We agree that the program should exit early. I think we agree it should do it cleanly and intentionally. I'm adding the constraint that "crash" doesn't necessarily mean "cleanly and intentionally", especially when talking about a C program.

There's a position in between "exit cleanly" and "general protection fault, core dumped" where the process essentially does the internal equivalent of SIGKILLing itself.

I.e. either intentionally (e.g. tripping an assertion failure), or accidentally due to some logic-failure in exception/error-handling, the process ends up calling the exit(3) syscall without first having run its libc at_exit finalizers that a clean exit(2) would run; or, at a slightly higher runtime abstraction level, the process calls exit(2) or returns from main(), without having run through the appropriate RAII destructors (in C++/Rust), or gracefully signalled will-shutdown to managed threads to allow them to run terminating-state code (in Java/Go/Erlang/Win32/etc), or etc.

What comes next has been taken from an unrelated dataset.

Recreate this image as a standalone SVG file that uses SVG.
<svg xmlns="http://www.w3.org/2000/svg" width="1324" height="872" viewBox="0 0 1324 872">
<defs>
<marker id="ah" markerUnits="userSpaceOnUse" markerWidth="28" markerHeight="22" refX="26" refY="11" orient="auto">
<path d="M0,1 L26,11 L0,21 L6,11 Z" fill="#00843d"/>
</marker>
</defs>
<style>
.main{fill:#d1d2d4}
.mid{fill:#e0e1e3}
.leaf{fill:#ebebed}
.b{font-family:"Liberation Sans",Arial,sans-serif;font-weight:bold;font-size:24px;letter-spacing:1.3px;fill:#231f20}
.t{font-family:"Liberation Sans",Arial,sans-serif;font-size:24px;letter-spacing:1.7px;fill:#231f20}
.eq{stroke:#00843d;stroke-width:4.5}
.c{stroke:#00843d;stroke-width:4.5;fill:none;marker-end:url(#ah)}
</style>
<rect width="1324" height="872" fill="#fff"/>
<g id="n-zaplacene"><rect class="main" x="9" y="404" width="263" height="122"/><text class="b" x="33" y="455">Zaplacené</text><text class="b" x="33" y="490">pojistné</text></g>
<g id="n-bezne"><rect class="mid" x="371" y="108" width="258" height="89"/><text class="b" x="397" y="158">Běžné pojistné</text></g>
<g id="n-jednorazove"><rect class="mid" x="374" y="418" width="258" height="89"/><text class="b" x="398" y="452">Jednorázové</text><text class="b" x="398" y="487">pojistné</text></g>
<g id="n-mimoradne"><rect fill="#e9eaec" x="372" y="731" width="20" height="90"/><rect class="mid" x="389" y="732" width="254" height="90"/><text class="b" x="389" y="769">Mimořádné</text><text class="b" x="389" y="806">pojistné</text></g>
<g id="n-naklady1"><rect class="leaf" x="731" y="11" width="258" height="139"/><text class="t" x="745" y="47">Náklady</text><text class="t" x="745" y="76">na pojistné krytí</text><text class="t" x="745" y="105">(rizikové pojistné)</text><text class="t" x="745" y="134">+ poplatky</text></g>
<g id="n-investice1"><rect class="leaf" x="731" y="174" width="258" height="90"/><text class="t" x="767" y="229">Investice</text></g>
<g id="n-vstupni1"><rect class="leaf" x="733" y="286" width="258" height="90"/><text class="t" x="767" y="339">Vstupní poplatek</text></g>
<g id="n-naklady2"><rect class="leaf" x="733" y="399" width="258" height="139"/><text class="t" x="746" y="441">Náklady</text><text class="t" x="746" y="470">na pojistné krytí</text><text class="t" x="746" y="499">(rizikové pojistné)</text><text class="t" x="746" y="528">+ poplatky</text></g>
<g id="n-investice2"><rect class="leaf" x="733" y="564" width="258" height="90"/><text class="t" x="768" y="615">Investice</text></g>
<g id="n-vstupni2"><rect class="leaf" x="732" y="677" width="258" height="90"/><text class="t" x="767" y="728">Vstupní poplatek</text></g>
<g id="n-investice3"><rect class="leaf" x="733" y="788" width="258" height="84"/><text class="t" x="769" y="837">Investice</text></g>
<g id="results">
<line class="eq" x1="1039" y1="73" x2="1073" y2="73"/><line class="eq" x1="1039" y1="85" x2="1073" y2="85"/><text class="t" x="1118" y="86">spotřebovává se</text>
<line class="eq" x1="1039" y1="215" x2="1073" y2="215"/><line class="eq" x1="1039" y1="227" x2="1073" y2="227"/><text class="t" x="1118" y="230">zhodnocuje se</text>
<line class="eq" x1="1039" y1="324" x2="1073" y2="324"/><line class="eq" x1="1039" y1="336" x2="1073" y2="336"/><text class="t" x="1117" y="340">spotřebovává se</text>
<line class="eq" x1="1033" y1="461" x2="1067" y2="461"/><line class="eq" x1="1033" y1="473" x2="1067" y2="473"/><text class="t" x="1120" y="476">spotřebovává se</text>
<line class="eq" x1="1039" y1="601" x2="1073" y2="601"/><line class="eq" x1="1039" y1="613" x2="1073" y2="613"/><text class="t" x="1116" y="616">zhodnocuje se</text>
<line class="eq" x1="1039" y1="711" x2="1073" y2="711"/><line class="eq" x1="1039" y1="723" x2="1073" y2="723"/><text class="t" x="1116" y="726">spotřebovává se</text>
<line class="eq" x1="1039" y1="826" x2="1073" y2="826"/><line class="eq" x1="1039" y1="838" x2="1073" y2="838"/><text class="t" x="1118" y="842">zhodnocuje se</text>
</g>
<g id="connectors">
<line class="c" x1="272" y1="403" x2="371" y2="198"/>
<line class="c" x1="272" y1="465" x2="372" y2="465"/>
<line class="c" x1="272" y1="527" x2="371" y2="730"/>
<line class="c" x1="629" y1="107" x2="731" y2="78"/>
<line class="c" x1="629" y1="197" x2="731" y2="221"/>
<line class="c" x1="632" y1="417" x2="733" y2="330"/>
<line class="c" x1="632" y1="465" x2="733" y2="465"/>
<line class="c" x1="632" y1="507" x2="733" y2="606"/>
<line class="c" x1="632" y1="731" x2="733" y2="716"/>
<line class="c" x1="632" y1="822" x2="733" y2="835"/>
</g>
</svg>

This kind of "hard abort" often truncates logging output at the point of abort; leaves TCP connections hanging open; leaves lockfiles around on disk; and has the potential to corrupt any data files that were being written to. Basically, it results in the process not executing "should always execute" code to clean up after itself.

So, although the OS kernel/scheduler thinks everything went fine, and that it didn't have to step in to forcibly terminate the process's lifecycle (though it did very likely observe a nonzero process exit code), I think most people would still generally call this type of abort a "crash." The process's runtime got into an invalid/broken state and stopped cleaning up, even if the process itself didn't violate any protection rules / resource limits / etc.

Interesting difference in nomenclature. For me, "crash" absolutely includes intentional early termination. A Rust panic, for example.

I think that that's by far the dominant usage of crash. It would surprise me if someone used the word crash but intended to exclude panics, etc.